BOISE, Idaho (KBOI) - Dangerous weather forced crews to call off the search for a plane missing near Donnelly Thursday.

About a dozen searchers on horseback were turned back. However, the single-engine Cessna 206 has an Emergency Locator Transmitter that may be a beacon of hope for the pilot and two passengers who were on board.

The plane left McCall Wednesday morning, headed for the Frank Church River of No Return Wilderness. Search crews have narrowed their search to an area just outside of Donnelly because of the signal from the plane's emergency transmitter.

The signal on the plane goes off automatically when it feels impact, and sends a signal to a satellite to alert emergency crews.

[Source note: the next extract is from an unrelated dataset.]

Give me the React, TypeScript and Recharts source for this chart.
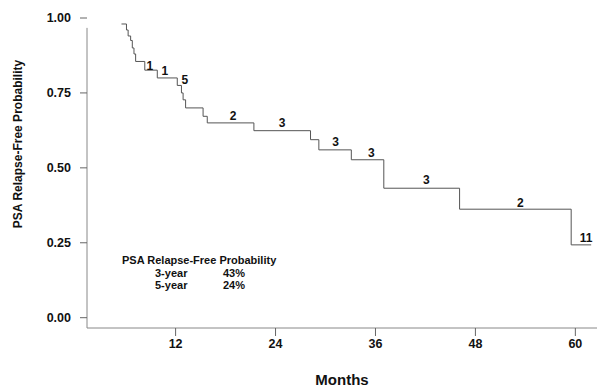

There are different types of transmitters. Older models emit signals that can only be picked up by planes that fly within range of the device. Experts say thankfully, the locator in the Cessna 206 is extremely accurate, and can put crews within a few miles of the plane or its passengers.

"They're pretty reliable," said Cammie Patch, who is a Chief Flight Instructor at Glass Cockpit Aviation in Boise. "This is just a piece of the puzzle, and hopefully one you will never have to depend on. If you needed it though, you'd really like it."

Patch says she's never had to use an ELT. However, she found out how well they can work by mistake.

"Somebody accidentally turned it on one time," Patch said. "They thought it was a different switch, and I immediately got a call."

That call came from emergency crews, who got the signal from the plane's ELT.

"The pilot would know that somebody is going to start looking immediately, and that's a really good thing," Patch said.

Patch said this newer ELT can help crews pinpoint a search area much easier than they could with an older locator that can't send a signal via satellite.

"I think its about a two-mile radius search area," Patch said. "Which is probably five to six times better than the older ones were."

Accuracy is especially important, Patch said, when you're dealing with difficult terrain and harsh weather conditions.

"There are a lot of variables with flying, and for the most part it's super safe," Patch said. "But you have to cover all your bases, and when things are out of your control it's nice to have something like this to be a last resort."

The Emergency Locator Transmitters are battery powered, and Patch said they should be able to last at least a few days after the signal is activated. She also said they are weatherproof, so should be able to hold up in harsh weather conditions.

The device can also be taken out of the plane, in case the passengers needed to move to another area.